Melissa Sobers, firstname.lastname@example.org, (416) 200-0207 (Toronto & Ottawa)
Stephanie Fung, email@example.com, (604) 928-7356 (Vancouver)
UNITE HERE urges federal government to “Put Workers First” in bailouts of hospitality, aviation sectors
Vancouver – Today, hospitality workers held rallies in hard-hit tourism markets – Vancouver, Toronto, and Ottawa – and called on the Trudeau government to condition any industry bailouts of the hospitality and aviation sectors on provisions to preserve workers’ jobs. The government’s recent Throne Speech committed to providing support for the hard-hit tourism, hospitality, and aviation sectors.
UNITE HERE! Canada is urging the government to condition targeted sectoral bailouts on employers’ full participation in the Canada Emergency Wage Subsidy (CEWS) to cover their active and furloughed workers; assurances that laid-off workers have a right to return to their jobs for up to 24 months; and worker retention to secure the jobs of contracted workers in Canada’s airports. Few hospitality employers are using CEWS to cover furloughed workers as the program was intended. Without protections, most laid-off workers will not have a right to return to their jobs once the industry recovers.
Workers demonstrated outside the Hyatt Regency Vancouver and the St. Regis Toronto, while Ottawa Marriott workers held a virtual rally. The hotels are owned by InnVest, Canada’s largest hotel owner. InnVest CEO Lydia Chen sits on board of Hotel Association of Canada which is lobbying for bailout relief alongside airline and airport industry associations.
Heavily indebted hotel owners like InnVest stand to benefit from industry bailouts while thousands of workers face permanent layoffs. If past economic shocks are any guide, financial supports will help hotel investors and corporate interests pay their lenders but will not help laid-off workers remain attached to their jobs. Many of Canada’s hospitality and aviation sector workers have been laid-off since March and have not been recalled to their jobs. Industry experts suggest recovery of travel and tourism sectors may not begin in earnest until 2022 or later.
Randy Yadao, Laid-off Laundry Houseperson, Ottawa Marriott Hotel:
“My wife and I work in the hotel industry. It’s been hard for both of us to support our daughters and our family needs. Since being laid off we’re trying to save the best we can but without a job, I don’t know if we can still support our daughters’ dreams and give them a good education. It’s not our fault what’s happening right now. We work hard. I hope the government will make sure workers are recalled and tie bailouts to the wage subsidy.”

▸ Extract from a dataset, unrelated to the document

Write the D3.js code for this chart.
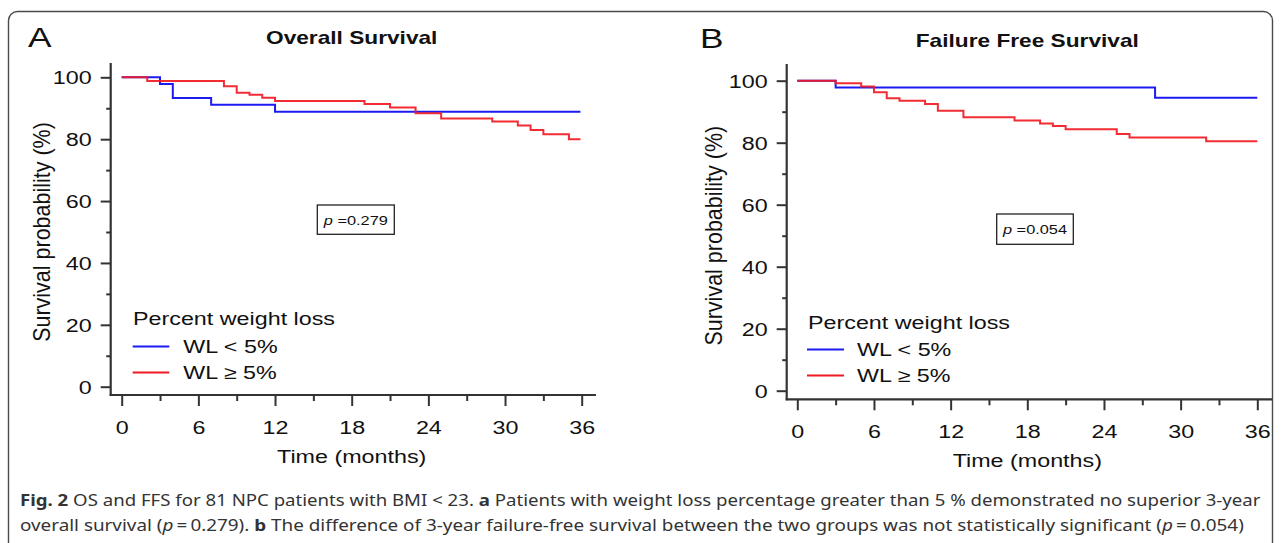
<!DOCTYPE html>
<html><head><meta charset="utf-8">
<script src="https://cdn.jsdelivr.net/npm/d3@7/dist/d3.min.js"></script>
<style>
html,body{margin:0;padding:0;background:#fff;overflow:hidden;}
svg{display:block;}
text{font-family:"Liberation Sans",Arial,Helvetica,sans-serif;fill:#111;}
</style></head><body>
<svg id="c" width="1281" height="543"></svg>
<script>
// ---------------- data ----------------
const timeTicks = [0, 6, 12, 18, 24, 30, 36];
const timeMinor = [3, 9, 15, 21, 27, 33];
const survTicks = [0, 20, 40, 60, 80, 100];
const survMinor = [10, 30, 50, 70, 90];
const groupNames = ["WL < 5%", "WL \u2265 5%"];
const legendTitle = "Percent weight loss";
const panelTitles = ["Overall Survival", "Failure Free Survival"];
const panelLetters = ["A", "B"];
const pValues = ["0.279", "0.054"];

// Overall survival (panel A)
const osLowTime  = [0, 3, 4, 7, 12, 35.9];
const osLowSurv  = [100, 97.8, 93.3, 91.1, 88.9, 88.9];
const osHighTime = [0, 2, 8, 9, 10, 11, 12, 19, 21, 23, 25, 29, 31, 32, 33, 35, 35.9];
const osHighSurv = [100, 98.8, 97.1, 95.0, 94.4, 93.4, 92.3, 91.4, 90.2, 88.4, 86.7, 85.7, 84.4, 83.0, 81.6, 80.0, 80.0];

// Failure free survival (panel B)
const ffsLowTime  = [0, 3, 28, 36];
const ffsLowSurv  = [100, 97.8, 94.5, 94.5];
const ffsHighTime = [0, 3, 5, 6, 7, 8, 10, 11, 13, 17, 19, 20, 21, 25, 26, 32, 36];
const ffsHighSurv = [100, 99.2, 98.1, 96.3, 94.3, 93.5, 92.5, 90.3, 88.2, 87.2, 86.2, 85.4, 84.3, 82.8, 81.7, 80.5, 80.5];

// ---------------- layout ----------------
const SX = 1.26;           // horizontal stretch of the original raster text
const FS = 18.5;           // general font size
const colors = ["#1c1cf2", "#f01a22"];

const panels = [
  { x0: 121.7, x1: 581.7, yTop: 77.3, yBot: 386.7, axisX: 110.7, axisY: 395, axisTopY: 63, axisRight: 596,
    letterX: 28, letterY: 47, titleY: 44, yLabX: 50,
    legX: 133, legTitleY: 325, legRows: [353, 379], lineX: [132.7, 169.3], legTextX: 183.3,
    pBox: [317.3, 205, 77, 29.3],
    low: [osLowTime, osLowSurv], high: [osHighTime, osHighSurv] },
  { x0: 797.3, x1: 1257.3, yTop: 80.7, yBot: 390.7, axisX: 786.7, axisY: 399.3, axisTopY: 64, axisRight: 1272,
    letterX: 700, letterY: 48, titleY: 46.7, yLabX: 722,
    legX: 808, legTitleY: 329, legRows: [356, 382], lineX: [807, 844], legTextX: 857,
    pBox: [996.7, 214, 76.6, 30.3],
    low: [ffsLowTime, ffsLowSurv], high: [ffsHighTime, ffsHighSurv] }
];

const svg = d3.select("#c");

// frame
svg.append("rect").attr("x", 8.5).attr("y", 11.5).attr("width", 1264).attr("height", 600)
  .attr("rx", 9).attr("fill", "none").attr("stroke", "#4a4a4a").attr("stroke-width", 1.4);

function stretch(sel, sx) {
  sel.each(function () {
    const t = d3.select(this);
    const x = +t.attr("x") || 0, y = +t.attr("y") || 0;
    t.attr("x", 0).attr("y", 0).attr("transform", `translate(${x},${y}) scale(${sx},1)`);
  });
}

panels.forEach((p, i) => {
  const x = d3.scaleLinear().domain([0, 36]).range([p.x0, p.x1]);
  const y = d3.scaleLinear().domain([0, 100]).range([p.yBot, p.yTop]);
  const g = svg.append("g");

  // axis lines
  g.append("line").attr("x1", p.axisX).attr("x2", p.axisX).attr("y1", p.axisTopY).attr("y2", p.axisY + 1)
    .attr("stroke", "#333").attr("stroke-width", 2.2);
  g.append("line").attr("x1", p.axisX - 1).attr("x2", p.axisRight).attr("y1", p.axisY).attr("y2", p.axisY)
    .attr("stroke", "#333").attr("stroke-width", 2.2);

  // x axis ticks
  const gx = g.append("g").attr("transform", `translate(0,${p.axisY})`).attr("color", "#333")
    .call(d3.axisBottom(x).tickValues(timeTicks).tickSize(11).tickPadding(0));
  gx.select(".domain").remove();
  gx.selectAll("line").attr("stroke-width", 2);
  gx.selectAll("text").attr("dy", null).attr("y", 38.5).style("font-size", FS + "px").attr("fill", "#111");
  stretch(gx.selectAll("text"), SX);
  const gxm = g.append("g").attr("transform", `translate(0,${p.axisY})`).attr("color", "#333")
    .call(d3.axisBottom(x).tickValues(timeMinor).tickSize(6).tickFormat(""));
  gxm.select(".domain").remove();
  gxm.selectAll("line").attr("stroke-width", 2);

  // y axis ticks
  const gy = g.append("g").attr("transform", `translate(${p.axisX},0)`).attr("color", "#333")
    .call(d3.axisLeft(y).tickValues(survTicks).tickSize(10).tickPadding(9));
  gy.select(".domain").remove();
  gy.selectAll("line").attr("stroke-width", 2);
  gy.selectAll("text").attr("dy", "0.35em").style("font-size", FS + "px").attr("fill", "#111");
  stretch(gy.selectAll("text"), SX);
  const gym = g.append("g").attr("transform", `translate(${p.axisX},0)`).attr("color", "#333")
    .call(d3.axisLeft(y).tickValues(survMinor).tickSize(4.5).tickFormat(""));
  gym.select(".domain").remove();
  gym.selectAll("line").attr("stroke-width", 2);

  // axis titles
  const xt = g.append("text").attr("x", (p.x0 + p.x1) / 2).attr("y", p.axisY + 67.5)
    .attr("text-anchor", "middle").style("font-size", FS + "px").text("Time (months)");
  stretch(xt, SX);
  g.append("text").attr("text-anchor", "middle").style("font-size", "21.5px")
    .attr("transform", `translate(${p.yLabX},${(p.yTop + p.yBot) / 2}) rotate(-90) scale(1,1.12)`)
    .text("Survival probability (%)");

  // panel letter and title
  const lt = g.append("text").attr("x", p.letterX).attr("y", p.letterY).style("font-size", "28px").text(panelLetters[i]);
  stretch(lt, SX);
  const tt = g.append("text").attr("x", (p.x0 + p.x1) / 2).attr("y", p.titleY).attr("text-anchor", "middle")
    .style("font-size", "18px").style("font-weight", "bold").text(panelTitles[i]);
  stretch(tt, SX);

  // curves
  const line = d3.line().x(d => x(d[0])).y(d => y(d[1])).curve(d3.curveStepAfter);
  [p.low, p.high].forEach((ser, k) => {
    const pts = d3.zip(ser[0], ser[1]);
    g.append("path").attr("d", line(pts)).attr("fill", "none")
      .attr("stroke", colors[k]).attr("stroke-width", 2).attr("stroke-opacity", k === 1 ? 0.92 : 1);
  });

  // p value box
  g.append("rect").attr("x", p.pBox[0]).attr("y", p.pBox[1]).attr("width", p.pBox[2]).attr("height", p.pBox[3])
    .attr("fill", "#fff").attr("stroke", "#222").attr("stroke-width", 1.3);
  const pt = g.append("text").attr("x", p.pBox[0] + p.pBox[2] / 2).attr("y", p.pBox[1] + p.pBox[3] / 2 + 5)
    .attr("text-anchor", "middle").style("font-size", "13px");
  pt.append("tspan").style("font-style", "italic").text("p");
  pt.append("tspan").text(" =" + pValues[i]);
  stretch(pt, SX);

  // legend
  const lg = g.append("text").attr("x", p.legX).attr("y", p.legTitleY).style("font-size", FS + "px").text(legendTitle);
  stretch(lg, SX);
  groupNames.forEach((nm, k) => {
    g.append("line").attr("x1", p.lineX[0]).attr("x2", p.lineX[1])
      .attr("y1", p.legRows[k] - 6.5).attr("y2", p.legRows[k] - 6.5)
      .attr("stroke", colors[k]).attr("stroke-width", 2);
    const t = g.append("text").attr("x", p.legTextX).attr("y", p.legRows[k]).style("font-size", FS + "px").text(nm);
    stretch(t, SX);
  });
});

// caption
const capFont = '"Liberation Sans Narrow","Noto Sans",sans-serif';
const cap1 = svg.append("text").attr("x", 20).attr("y", 506).style("font-family", capFont)
  .style("font-size", "16.5px").attr("fill", "#333");
cap1.append("tspan").style("font-weight", "bold").attr("fill", "#333").text("Fig. 2");
cap1.append("tspan").attr("fill", "#333").text(" OS and FFS for 81 NPC patients with BMI < 23. ");
cap1.append("tspan").style("font-weight", "bold").attr("fill", "#333").text("a");
cap1.append("tspan").attr("fill", "#333").text(" Patients with weight loss percentage greater than 5 % demonstrated no superior 3-year");
const cap2 = svg.append("text").attr("x", 20).attr("y", 531).style("font-family", capFont)
  .style("font-size", "16.5px").attr("fill", "#333");
cap2.append("tspan").attr("fill", "#333").text("overall survival (");
cap2.append("tspan").style("font-style", "italic").attr("fill", "#333").text("p");
cap2.append("tspan").attr("fill", "#333").text("\u2009=\u20090.279). ");
cap2.append("tspan").style("font-weight", "bold").attr("fill", "#333").text("b");
cap2.append("tspan").attr("fill", "#333").text(" The difference of 3-year failure-free survival between the two groups was not statistically significant (");
cap2.append("tspan").style("font-style", "italic").attr("fill", "#333").text("p");
cap2.append("tspan").attr("fill", "#333").text("\u2009=\u20090.054)");
[[cap1, 1242], [cap2, 1224]].forEach(([t, w]) => {
  const len = t.node().getComputedTextLength();
  const x = +t.attr("x"), yy = +t.attr("y");
  t.attr("x", 0).attr("y", 0).attr("transform", `translate(${x},${yy}) scale(${w / len},1)`);
});
</script>
</body></html>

Leonora Mulholland, Laid-off room attendant, Fairmont Royal York (Toronto):
“I’ve worked at this hotel for 21 years. I cannot lose my job. This is about job security, knowing that I’ll have something to go back to after this pandemic passes and having my medical benefits contributions restored. I rely on many types of medication to survive and to support my special needs son, I can’t do this without some sense of security. The federal government must keep their promise to workers. We’ve given so much to this hotel, to this city, and to this entire economy. Will they leave us behind?”
Naden Abenes, Laid-off room attendant, Hyatt Regency Vancouver:
“We have invested years of hard work to make this hotel successful. We are always there for Hyatt and InnVest when they need us. Now that times are hard, they won’t put us on the wage subsidy program and are refusing to give us 24 months to return to our jobs. If we had recall protections or the wage subsidy, we would have some security. These hotel companies shouldn’t get government bailout money if they won’t help us keep our jobs.”
UNITE HERE! Canada represents over 18,000 workers across the nation who work in the hotel, food service, airport, and gaming sectors.